Here are some differences in dental health that have been observed during extensive dental study over the years:
Women visit their dentist more
Women are keener than men in safeguarding their dental health. Hence, they end up visiting their dentist more frequently than men. This habit helps them in availing timely treatment for their dental problems and prevention of future dental upsets.
More dental problems in men
Since men visit their dentist quite rarely, they are always prone to develop some of the other dental problems. Men, generally, think that they should visit a dentist only when things seem to go out of their control like excessive pain and swelling. This is why most of the dental problems remain unnoticed until it grows into something serious. Regular dental check-ups and professional cleaning can keep most of the dental problems at bay.
Women brush more often
A study revealed that women brush at least 8% more than men. This shows that they definitely care more for their teeth than men do. It has also been observed that women are about 10% more likely to brush their teeth instantly after meals. Men do not take oral hygiene measures as seriously as women.
Men meet with more accidents
We know that men are involved in contact sports more often than women. This factor puts them at a greater risk of meeting with sports accidents like a fall resulting in chipped or cracked teeth. That is why a mouth-guard is essential to be worn during such activities. Apart from that, men tend to indulge more in deadly habits of smoking or chewing tobacco than women. Hence, cases of oral cancer have been reported more in men apparently.
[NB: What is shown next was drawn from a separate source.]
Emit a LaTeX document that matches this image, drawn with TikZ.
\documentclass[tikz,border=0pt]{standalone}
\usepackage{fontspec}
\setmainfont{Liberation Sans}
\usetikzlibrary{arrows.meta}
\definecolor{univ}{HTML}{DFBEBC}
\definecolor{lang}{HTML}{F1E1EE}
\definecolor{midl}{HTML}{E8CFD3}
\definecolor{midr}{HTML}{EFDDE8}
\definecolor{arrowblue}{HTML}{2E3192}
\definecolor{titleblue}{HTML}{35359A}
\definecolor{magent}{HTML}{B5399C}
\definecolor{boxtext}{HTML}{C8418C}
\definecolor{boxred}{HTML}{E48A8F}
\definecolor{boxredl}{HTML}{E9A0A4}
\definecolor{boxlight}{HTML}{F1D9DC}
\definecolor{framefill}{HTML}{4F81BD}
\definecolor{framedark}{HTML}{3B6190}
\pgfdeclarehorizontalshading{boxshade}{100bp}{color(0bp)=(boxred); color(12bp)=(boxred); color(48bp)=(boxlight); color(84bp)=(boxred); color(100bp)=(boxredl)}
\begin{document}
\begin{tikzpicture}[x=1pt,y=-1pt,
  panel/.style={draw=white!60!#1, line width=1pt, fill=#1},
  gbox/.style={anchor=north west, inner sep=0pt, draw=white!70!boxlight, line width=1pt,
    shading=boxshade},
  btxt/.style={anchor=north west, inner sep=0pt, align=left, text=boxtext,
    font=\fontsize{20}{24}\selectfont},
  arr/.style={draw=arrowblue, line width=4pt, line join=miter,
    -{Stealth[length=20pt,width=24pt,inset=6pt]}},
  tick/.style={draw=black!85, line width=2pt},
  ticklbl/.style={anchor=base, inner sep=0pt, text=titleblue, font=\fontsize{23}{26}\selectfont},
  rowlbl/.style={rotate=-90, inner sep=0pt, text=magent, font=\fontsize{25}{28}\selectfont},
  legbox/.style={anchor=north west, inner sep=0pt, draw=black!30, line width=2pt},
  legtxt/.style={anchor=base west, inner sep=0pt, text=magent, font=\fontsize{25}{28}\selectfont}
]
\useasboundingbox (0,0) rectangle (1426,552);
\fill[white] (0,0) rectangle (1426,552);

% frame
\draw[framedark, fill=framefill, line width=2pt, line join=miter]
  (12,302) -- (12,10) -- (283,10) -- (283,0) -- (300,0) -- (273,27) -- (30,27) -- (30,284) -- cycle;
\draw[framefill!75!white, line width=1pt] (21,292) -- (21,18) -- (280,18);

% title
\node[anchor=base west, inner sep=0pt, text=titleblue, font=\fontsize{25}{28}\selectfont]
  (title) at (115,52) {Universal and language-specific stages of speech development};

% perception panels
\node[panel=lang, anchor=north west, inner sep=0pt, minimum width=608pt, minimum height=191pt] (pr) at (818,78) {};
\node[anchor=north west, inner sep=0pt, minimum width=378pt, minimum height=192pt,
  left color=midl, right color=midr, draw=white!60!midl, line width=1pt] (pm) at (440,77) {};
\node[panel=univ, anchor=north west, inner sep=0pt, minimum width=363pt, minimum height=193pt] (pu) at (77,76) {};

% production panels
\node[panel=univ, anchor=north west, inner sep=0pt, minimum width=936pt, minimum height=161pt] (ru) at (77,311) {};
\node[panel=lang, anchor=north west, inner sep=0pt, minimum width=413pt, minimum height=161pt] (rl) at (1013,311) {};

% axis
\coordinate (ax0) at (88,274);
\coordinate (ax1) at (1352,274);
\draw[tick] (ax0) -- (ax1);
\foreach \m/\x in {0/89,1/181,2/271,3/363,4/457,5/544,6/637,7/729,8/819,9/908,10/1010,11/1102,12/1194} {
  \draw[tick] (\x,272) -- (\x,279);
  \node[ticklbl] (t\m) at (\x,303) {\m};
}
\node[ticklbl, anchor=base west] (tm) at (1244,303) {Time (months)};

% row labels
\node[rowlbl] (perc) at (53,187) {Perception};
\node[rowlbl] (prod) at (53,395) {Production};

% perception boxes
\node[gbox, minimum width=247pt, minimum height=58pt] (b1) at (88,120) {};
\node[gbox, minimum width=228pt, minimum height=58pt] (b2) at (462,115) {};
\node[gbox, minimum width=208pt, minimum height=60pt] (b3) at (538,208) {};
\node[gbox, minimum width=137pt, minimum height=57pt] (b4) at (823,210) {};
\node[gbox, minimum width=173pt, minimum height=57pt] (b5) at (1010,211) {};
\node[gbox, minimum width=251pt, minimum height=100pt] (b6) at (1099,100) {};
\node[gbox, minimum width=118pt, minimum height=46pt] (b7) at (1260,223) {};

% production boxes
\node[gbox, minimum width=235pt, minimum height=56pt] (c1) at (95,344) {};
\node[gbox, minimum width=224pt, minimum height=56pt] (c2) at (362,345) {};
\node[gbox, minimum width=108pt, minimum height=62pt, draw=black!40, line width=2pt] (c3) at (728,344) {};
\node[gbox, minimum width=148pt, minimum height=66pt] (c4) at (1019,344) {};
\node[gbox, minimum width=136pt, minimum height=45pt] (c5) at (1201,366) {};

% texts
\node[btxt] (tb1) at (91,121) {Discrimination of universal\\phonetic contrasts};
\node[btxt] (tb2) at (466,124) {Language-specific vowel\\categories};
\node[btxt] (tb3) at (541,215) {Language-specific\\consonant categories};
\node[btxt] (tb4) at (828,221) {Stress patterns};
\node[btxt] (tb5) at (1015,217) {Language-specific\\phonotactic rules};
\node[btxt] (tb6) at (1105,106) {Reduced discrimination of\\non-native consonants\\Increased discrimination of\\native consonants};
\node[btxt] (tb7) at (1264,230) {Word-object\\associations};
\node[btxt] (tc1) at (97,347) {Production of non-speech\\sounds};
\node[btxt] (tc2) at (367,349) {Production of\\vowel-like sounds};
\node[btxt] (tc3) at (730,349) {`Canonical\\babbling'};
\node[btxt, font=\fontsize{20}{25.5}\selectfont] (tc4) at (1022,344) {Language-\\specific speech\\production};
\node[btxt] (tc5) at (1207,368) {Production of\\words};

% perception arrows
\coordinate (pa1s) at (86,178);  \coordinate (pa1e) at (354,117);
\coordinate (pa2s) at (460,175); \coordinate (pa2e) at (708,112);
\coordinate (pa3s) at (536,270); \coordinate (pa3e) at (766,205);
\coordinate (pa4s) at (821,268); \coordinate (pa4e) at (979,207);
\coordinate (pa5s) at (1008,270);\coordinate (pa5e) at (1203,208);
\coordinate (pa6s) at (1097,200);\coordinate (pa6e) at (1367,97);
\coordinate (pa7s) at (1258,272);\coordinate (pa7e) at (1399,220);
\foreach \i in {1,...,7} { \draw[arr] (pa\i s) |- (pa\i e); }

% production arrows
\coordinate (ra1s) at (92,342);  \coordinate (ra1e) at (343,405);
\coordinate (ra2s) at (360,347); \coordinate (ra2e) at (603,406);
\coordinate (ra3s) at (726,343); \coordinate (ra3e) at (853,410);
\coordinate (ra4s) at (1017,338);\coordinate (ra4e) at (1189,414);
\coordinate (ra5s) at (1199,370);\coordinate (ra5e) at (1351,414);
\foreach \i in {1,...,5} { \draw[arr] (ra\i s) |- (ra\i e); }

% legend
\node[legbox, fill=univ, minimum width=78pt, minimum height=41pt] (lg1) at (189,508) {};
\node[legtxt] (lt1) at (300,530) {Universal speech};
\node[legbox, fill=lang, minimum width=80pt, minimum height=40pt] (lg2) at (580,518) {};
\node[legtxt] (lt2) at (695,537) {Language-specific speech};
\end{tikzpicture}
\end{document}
Dental health issues in women due to hormones
Hormones play a major role in the normal functioning of the body, especially in a woman. The sudden alteration in hormone levels during pregnancy, menstruation or menopause put a woman in the definite risk of developing gum problems or dental issues. During pregnancy, almost 75% of women have been reported to have gum inflammation and few women develop burning mouth syndrome during the phase of menopause. The only method of curbing dental issues is by following oral hygiene regimes diligently.